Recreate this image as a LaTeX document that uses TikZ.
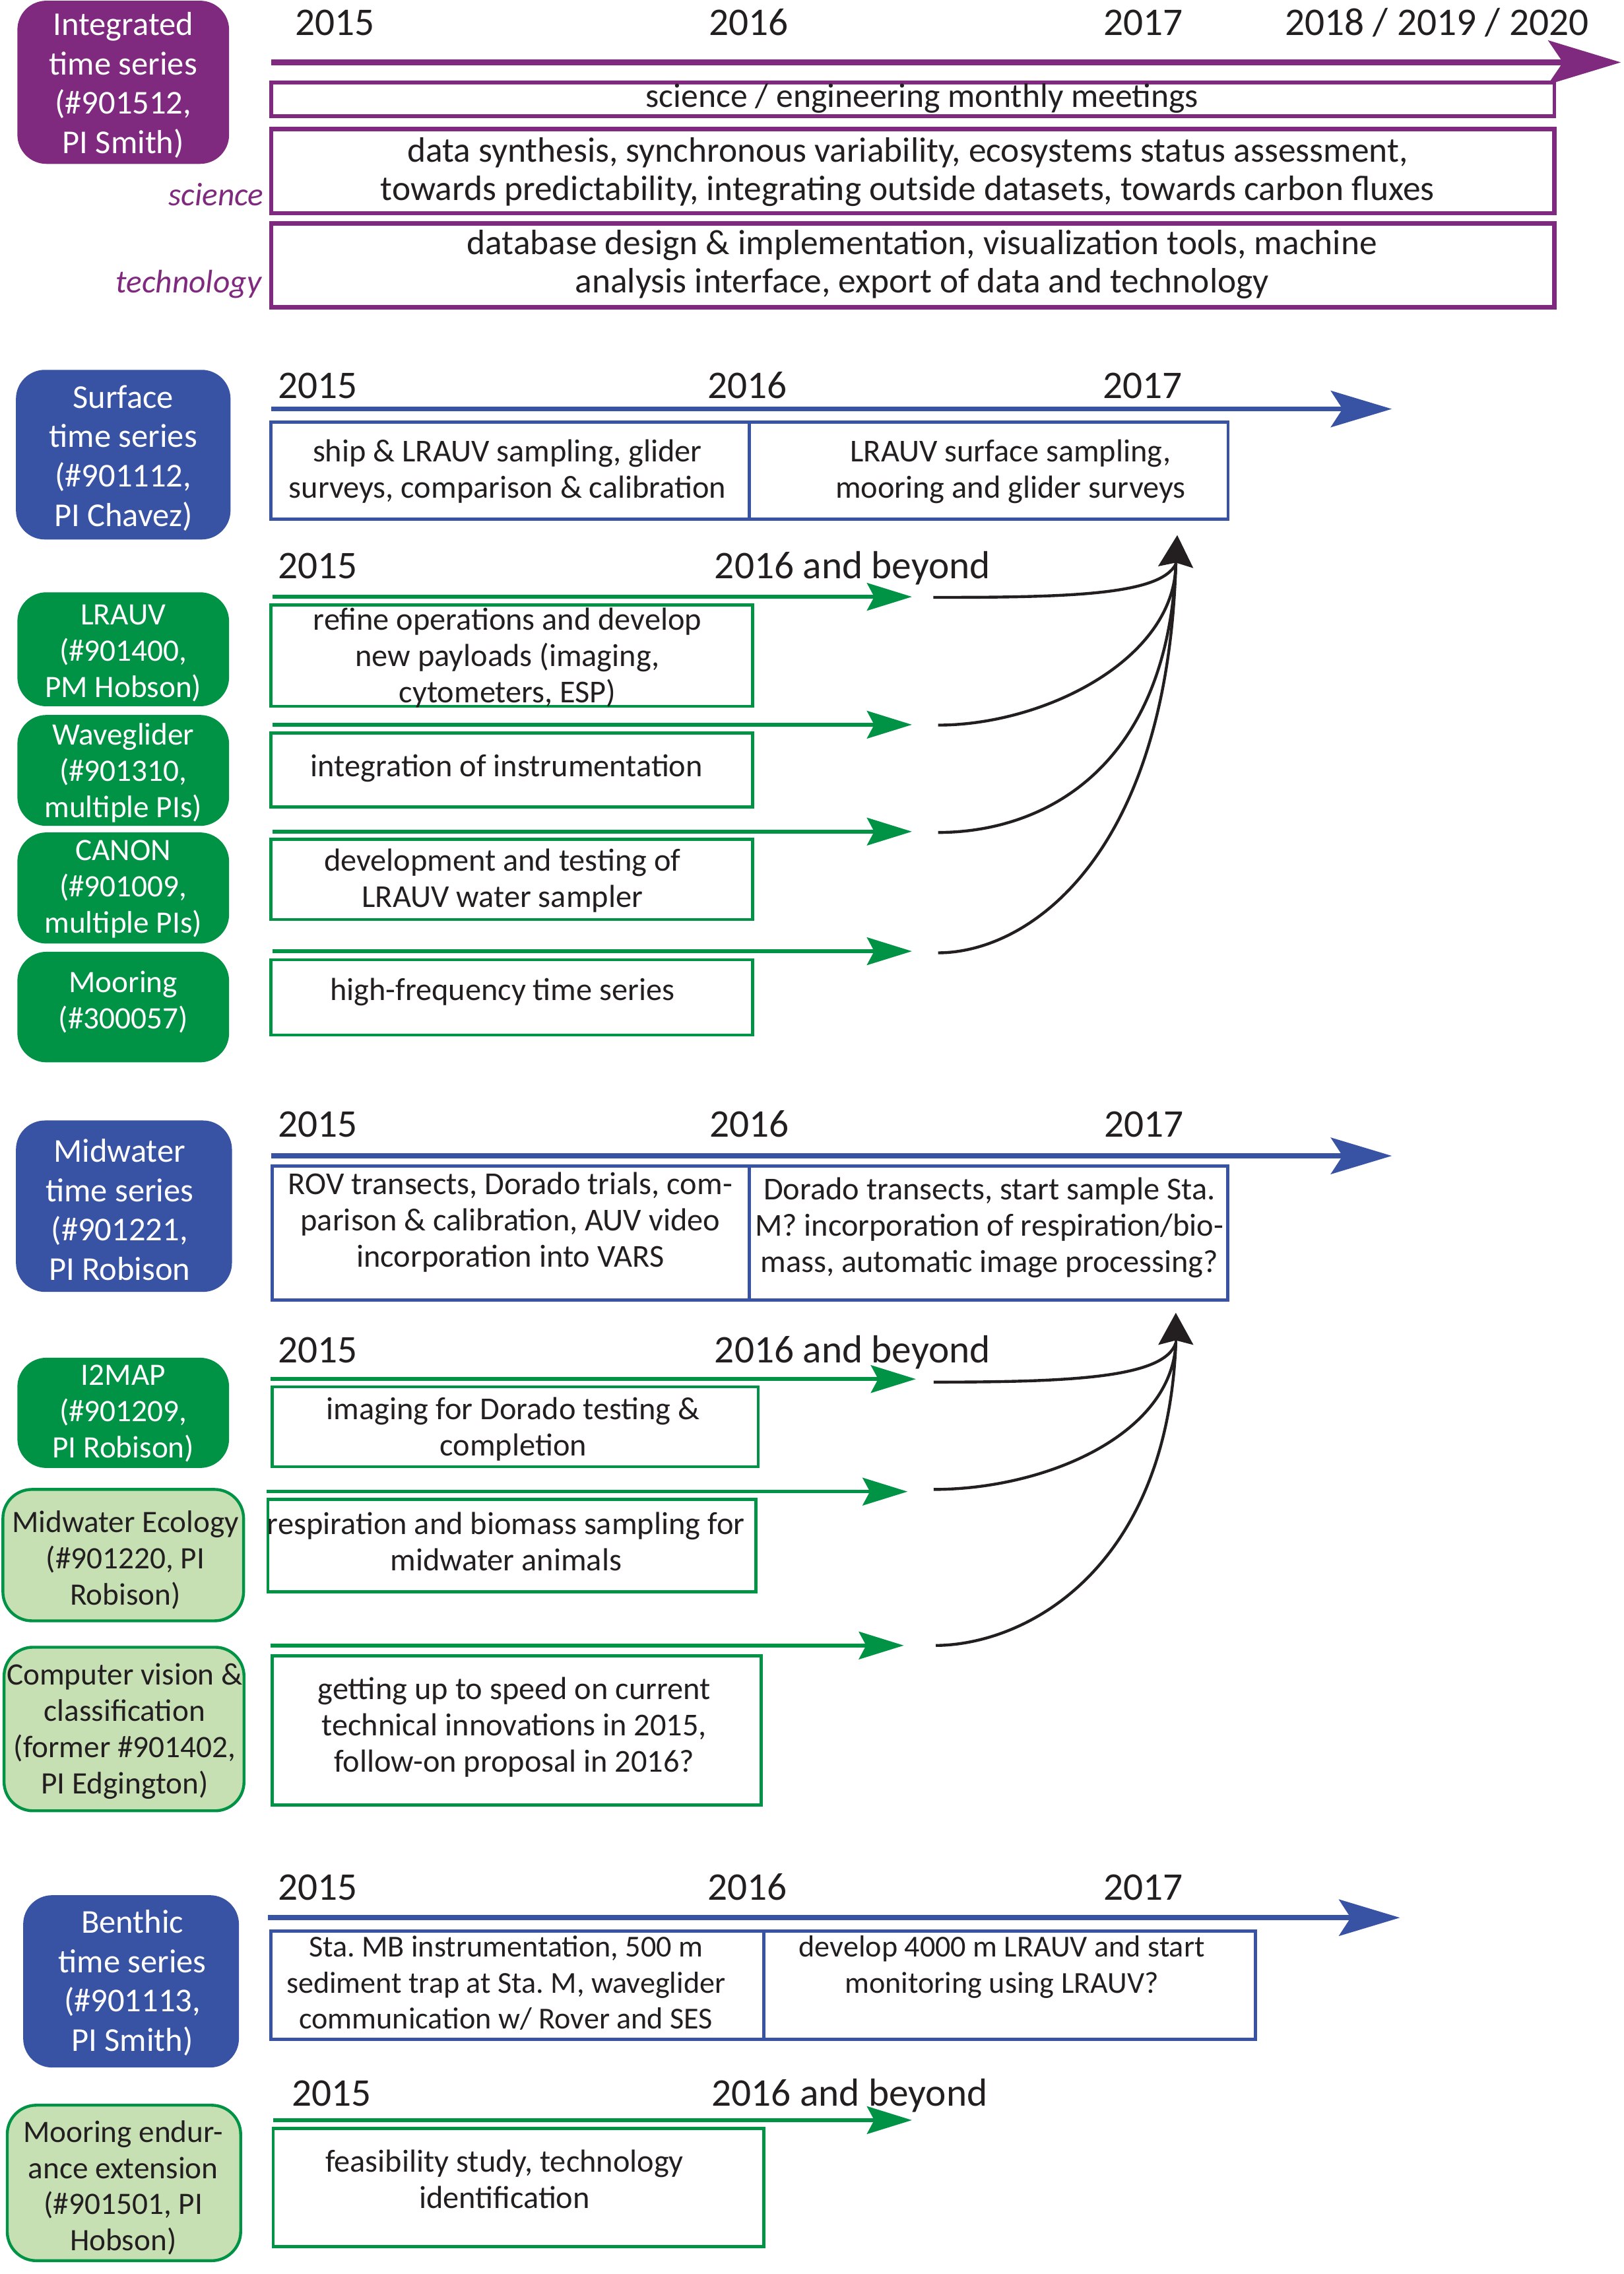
\documentclass[tikz,border=0pt]{standalone}
\usepackage{fontspec}
\setmainfont{Carlito}
\usetikzlibrary{arrows.meta}
\definecolor{cpurple}{HTML}{7F2A7F}
\definecolor{cblue}{HTML}{3953A4}
\definecolor{cgreen}{HTML}{009245}
\definecolor{clight}{HTML}{C6E0B4}
\definecolor{ctext}{HTML}{231F20}
\newcommand{\fs}[2]{\fontsize{#1}{#2}\selectfont}
\frenchspacing
\begin{document}
\frenchspacing
\begin{tikzpicture}[x=1pt,y=-1pt,
  every node/.style={text=ctext, inner sep=0pt},
  yr/.style={font=\fs{27}{32}, anchor=base},
  plabel/.style={font=\fs{23}{27.1}, text=white, align=center},
  glabel/.style={font=\fs{21.5}{25}, text=white, align=center},
  lglabel/.style={font=\fs{21.5}{25}, text=ctext, align=center},
  boxtxt/.style={font=\fs{22}{25}, align=center},
  ptxt/.style={font=\fs{24.3}{26.5}, align=center},
  sidelab/.style={font=\fs{22.5}{27}\itshape, text=cpurple, anchor=base east},
  pbox/.style={draw=cpurple, line width=3pt},
  bbox/.style={draw=cblue, line width=2.2pt},
  gbox/.style={draw=cgreen, line width=2.2pt},
  lgbox/.style={draw=cgreen, fill=clight, line width=2pt, rounded corners=20pt},
  parrow/.style={draw=cpurple, line width=4.5pt, -{Stealth[length=50pt,width=30pt,inset=10pt]}},
  barrow/.style={draw=cblue, line width=3.5pt, -{Stealth[length=42pt,width=25pt,inset=8pt]}},
  garrow/.style={draw=cgreen, line width=2.5pt, -{Stealth[length=31pt,width=19pt,inset=5pt]}},
  curvel/.style={draw=ctext, line width=2pt},
  headarrow/.style={draw=ctext, line width=2pt, -{Stealth[length=22pt,width=24pt,inset=3pt]}}
]
\fill[white] (0,0) rectangle (1120,1568);
\useasboundingbox (0,0) rectangle (1120,1568);

%% ---------------- Section 1: integrated
\fill[cpurple, rounded corners=20pt] (12,0.5) rectangle (158,113);
\node[plabel] (intlab) at (85,59.7) {\strut Integrated\\time series\\(\#901512,\\PI Smith)\strut};
\node[yr] (ya1) at (231,24.3) {2015};
\node[yr] (ya2) at (516.5,24.3) {2016};
\node[yr] (ya3) at (788.5,24.3) {2017};
\node[yr] (ya4) at (991,24.3) {2018 / 2019 / 2020};
\coordinate (pa0) at (187,43);
\coordinate (pa1) at (1118,43);
\draw[parrow] (pa0) -- (pa1);
\draw[pbox, line width=2.5pt] (187,57) rectangle (1072,80);
\node[font=\fs{23.5}{26.5}, anchor=base] (mtg) at (636,74) {science / engineering monthly meetings};
\draw[pbox] (187,89) rectangle (1072,147);
\node[ptxt] (sci) at (626,119.5) {\strut data synthesis, synchronous variability, ecosystems status assessment,\\towards predictability, integrating outside datasets, towards carbon fluxes\strut};
\draw[pbox] (187,154) rectangle (1072,212);
\node[ptxt] (tech) at (636,183.5) {\strut database design \& implementation, visualization tools, machine\\analysis interface, export of data and technology\strut};
\node[sidelab] (scil) at (182,142) {science};
\node[sidelab] (techl) at (180.5,202) {technology};

%% ---------------- Section 2: surface
\fill[cblue, rounded corners=20pt] (11,255) rectangle (159,372);
\node[plabel] (surflab) at (85,316.7) {\strut Surface\\time series\\(\#901112,\\PI Chavez)\strut};
\node[yr] (yb1) at (219,274.5) {2015};
\node[yr] (yb2) at (515.5,274.5) {2016};
\node[yr] (yb3) at (788,274.5) {2017};
\coordinate (ba0) at (187,282);
\coordinate (ba1) at (960,282);
\draw[barrow] (ba0) -- (ba1);
\draw[bbox] (187,291) rectangle (847,358);
\draw[bbox] (517,291) -- (517,358);
\node[boxtxt] (s1) at (350,325.9) {\strut ship \& LRAUV sampling, glider\\surveys, comparison \& calibration\strut};
\node[boxtxt] (s2) at (697,325.9) {\strut LRAUV surface sampling,\\mooring and glider surveys\strut};
\node[yr] (yc1) at (219,398.8) {2015};
\node[yr] (yc2) at (588,398.8) {2016 and beyond};

\coordinate (g1s) at (188,411.5); \coordinate (g1e) at (629,411.5);
\coordinate (g2s) at (188,499.7); \coordinate (g2e) at (629,499.7);
\coordinate (g3s) at (188,573.4); \coordinate (g3e) at (629,573.4);
\coordinate (g4s) at (188,655.9); \coordinate (g4e) at (629,655.9);
\draw[garrow] (g1s) -- (g1e);
\draw[garrow] (g2s) -- (g2e);
\draw[garrow] (g3s) -- (g3e);
\draw[garrow] (g4s) -- (g4e);

\fill[cgreen, rounded corners=20pt] (12,408.4) rectangle (158,487);
\node[glabel] (lrauv) at (85,451) {\strut LRAUV\\(\#901400,\\PM Hobson)\strut};
\fill[cgreen, rounded corners=20pt] (12,493) rectangle (158,569.5);
\node[glabel] (wave) at (85,533.7) {\strut Waveglider\\(\#901310,\\multiple PIs)\strut};
\fill[cgreen, rounded corners=20pt] (12,574) rectangle (158,650.6);
\node[glabel] (canon) at (85,613.4) {\strut CANON\\(\#901009,\\multiple PIs)\strut};
\fill[cgreen, rounded corners=20pt] (12,656.3) rectangle (158,732.5);
\node[glabel] (moor) at (85,691.9) {\strut Mooring\\(\#300057)\strut};

\draw[gbox] (187,417.3) rectangle (519,487);
\node[boxtxt] (t1) at (350,454.3) {\strut refine operations and develop\\new payloads (imaging,\\cytometers, ESP)\strut};
\draw[gbox] (187,505.6) rectangle (519,556.5);
\node[boxtxt] (t2) at (349.5,530.5) {\strut integration of instrumentation\strut};
\draw[gbox] (187,578.9) rectangle (519,634);
\node[boxtxt] (t3) at (346.5,608) {\strut development and testing of\\LRAUV water sampler\strut};
\draw[gbox] (187,661.8) rectangle (519,713.7);
\node[boxtxt] (t4) at (346.5,685) {\strut high-frequency time series\strut};

\coordinate (c1) at (643.7,411.9);
\coordinate (c2) at (647,500);
\coordinate (c3) at (647,574);
\coordinate (c4) at (647,657);
\coordinate (sh) at (811,389);
\coordinate (st) at (812,369);
\draw[curvel] (c1) .. controls (740,412) and (800,410) .. (sh);
\draw[curvel] (c2) .. controls (720,500) and (810,455) .. (sh);
\draw[curvel] (c3) .. controls (720,574) and (805,530) .. (sh);
\draw[curvel] (c4) .. controls (710,657) and (805,590) .. (sh);
\draw[headarrow] (sh) -- (st);

%% ---------------- Section 3: midwater
\fill[cblue, rounded corners=20pt] (11,772.6) rectangle (160,890.8);
\node[plabel] (midlab) at (82.5,836.7) {\strut Midwater\\time series\\(\#901221,\\PI Robison\strut};
\node[yr] (yd1) at (219,783.8) {2015};
\node[yr] (yd2) at (517,783.8) {2016};
\node[yr] (yd3) at (789,783.8) {2017};
\coordinate (da0) at (187,797);
\coordinate (da1) at (960,797);
\draw[barrow] (da0) -- (da1);
\draw[bbox] (187.6,804) rectangle (846.8,896.6);
\draw[bbox] (517,804) -- (517,896.6);
\node[boxtxt] (m1) at (352,843.5) {\strut ROV transects, Dorado trials, com-\\parison \& calibration, AUV video\\incorporation into VARS\strut};
\node[boxtxt] (m2) at (682.4,847.25) {\strut Dorado transects, start sample Sta.\\M? incorporation of respiration/bio-\\mass, automatic image processing?\strut};
\node[yr] (ye1) at (219,939.7) {2015};
\node[yr] (ye2) at (588,939.7) {2016 and beyond};

\coordinate (h1s) at (186.6,950.9); \coordinate (h1e) at (631.7,950.9);
\coordinate (h2s) at (183.8,1028.5); \coordinate (h2e) at (626,1028.5);
\coordinate (h3s) at (186.6,1134.6); \coordinate (h3e) at (623.4,1134.6);
\draw[garrow] (h1s) -- (h1e);
\draw[garrow] (h2s) -- (h2e);
\draw[garrow] (h3s) -- (h3e);

\fill[cgreen, rounded corners=20pt] (12,936.2) rectangle (158,1012.2);
\node[glabel] (i2map) at (85,975.3) {\strut I2MAP\\(\#901209,\\PI Robison)\strut};
\draw[lgbox] (2,1027) rectangle (168,1117.6);
\node[lglabel] (mweco) at (86.5,1076.5) {\strut Midwater Ecology\\(\#901220, PI\\Robison)\strut};
\draw[lgbox] (2.8,1135.8) rectangle (168.3,1248.6);
\node[lglabel] (cvis) at (86,1194.4) {\strut Computer vision \&\\classification\\(former \#901402,\\PI Edgington)\strut};

\draw[gbox] (187.6,956.3) rectangle (523,1011.3);
\node[boxtxt] (u1) at (354,986.3) {\strut imaging for Dorado testing \&\\completion\strut};
\draw[gbox] (184.8,1033.8) rectangle (521.3,1097.4);
\node[boxtxt] (u2) at (349,1065.6) {\strut respiration and biomass sampling for\\midwater animals\strut};
\draw[gbox] (187.6,1141.6) rectangle (525.2,1244.7);
\node[boxtxt] (u3) at (354.7,1192) {\strut getting up to speed on current\\technical innovations in 2015,\\follow-on proposal in 2016?\strut};

\coordinate (d1) at (644,953);
\coordinate (d2) at (644,1027);
\coordinate (d3) at (645.5,1134.6);
\coordinate (mh) at (811,926);
\coordinate (mt) at (811,905.2);
\draw[curvel] (d1) .. controls (740,953) and (803,950) .. (mh);
\draw[curvel] (d2) .. controls (720,1027) and (808,990) .. (mh);
\draw[curvel] (d3) .. controls (710,1134) and (805,1080) .. (mh);
\draw[headarrow] (mh) -- (mt);

%% ---------------- Section 4: benthic
\fill[cblue, rounded corners=20pt] (16,1306.8) rectangle (164.8,1425.6);
\node[plabel] (benlab) at (91.3,1368.2) {\strut Benthic\\time series\\(\#901113,\\PI Smith)\strut};
\node[yr] (yf1) at (219,1310.1) {2015};
\node[yr] (yf2) at (515.4,1310.1) {2016};
\node[yr] (yf3) at (788.7,1310.1) {2017};
\coordinate (ea0) at (185,1322.3);
\coordinate (ea1) at (965.6,1322.3);
\draw[barrow] (ea0) -- (ea1);
\draw[bbox] (187,1331.4) rectangle (866,1406.3);
\draw[bbox] (527,1331.4) -- (527,1406.3);
\node[boxtxt, font=\fs{21}{25}\frenchspacing] (b1) at (349,1369.1) {\strut Sta.\ MB instrumentation, 500 m\\sediment trap at Sta.\ M, waveglider\\communication w/ Rover and SES\strut};
\node[boxtxt, font=\fs{21}{25}] (b2) at (691,1357) {\strut develop 4000 m LRAUV and start\\monitoring using LRAUV?\strut};
\node[yr] (yg1) at (228.7,1452.2) {2015};
\node[yr] (yg2) at (586,1452.2) {2016 and beyond};
\coordinate (k1s) at (188.4,1461.9); \coordinate (k1e) at (629,1461.9);
\draw[garrow] (k1s) -- (k1e);
\draw[lgbox] (5,1451.6) rectangle (166,1558.8);
\node[lglabel] (mend) at (85,1509.5) {\strut Mooring endur-\\ance extension\\(\#901501, PI\\Hobson)\strut};
\draw[gbox] (188.4,1467.6) rectangle (527,1549);
\node[boxtxt] (v1) at (348,1505.25) {\strut feasibility study, technology\\identification\strut};
\end{tikzpicture}
\end{document}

- - - - -

What the task requires | Copy out each line that contains the word "image".

Answer to the problem |
Recreate this image as a LaTeX document that uses TikZ.
\node[boxtxt] (m2) at (682.4,847.25) {\strut Dorado transects, start sample Sta.\\M? incorporation of respiration/bio-\\mass, automatic image processing?\strut};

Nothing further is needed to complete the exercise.